Preparatory measures include for example the establishment of knowledge basis, which is required to analyse the status of the environment and the challenges facing the municipality.

Physical measures are the concrete work, such as establishing wetlands, removing migration barriers, or building dams. Good project planning is important, particularly if several stakeholders are involved. Do not forget to document and follow up to develop the work process

Three key points
• The implemenation work is a process in of itself.
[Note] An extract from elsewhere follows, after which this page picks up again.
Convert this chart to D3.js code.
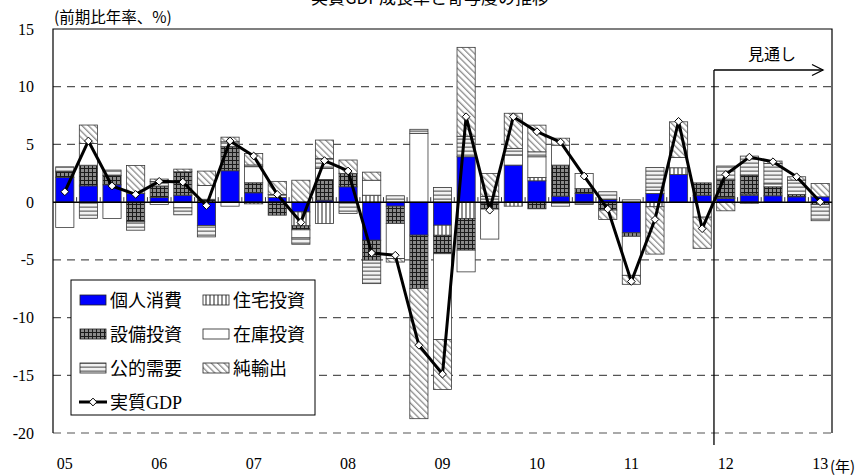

Document in order to develop the work approach and to facilitate learning.
• Secure implementation and financing by planning and coordinating internally and collaborating and cooperating externally.
• Communicate and solidify the result for a harmonised view on the implementation.

Step 6: Follow up

The work with water management requires regular follow-up and evaluation, so that the right initiatives are prioritised based on both short-term and long-term needs and that the work provides the results that are desired. Follow-up and evaluation are valuable for developing work procedures, improving efficient use of resources, and avoiding pitfalls in future work. Follow-up of water management should take place in connection to the municipality’s general evaluation and follow up.

In most cases, there is a delay before measurable effects in the environment after implementation of physical measures, so the follow-up can not only be done immediately after implementation.

Evaluation could create a basis for following up on the effects of what was planned, to develop the work approach and improve the result. Was the intended result achieved? What worked well? What worked less well? The evaluation can be carried out at any point in time when there is a need to know how the work functioned. Do not forget to communicate the results from the follow-up and evaluation with relevant stakeholders.

Three key points
• Follow up evaluate on the water management both.
• Follow up on the water management in connection with the munipality’s other follow-up.
• Communicate and solidify the result from the follow-up and evaluation with concerned stakeholders.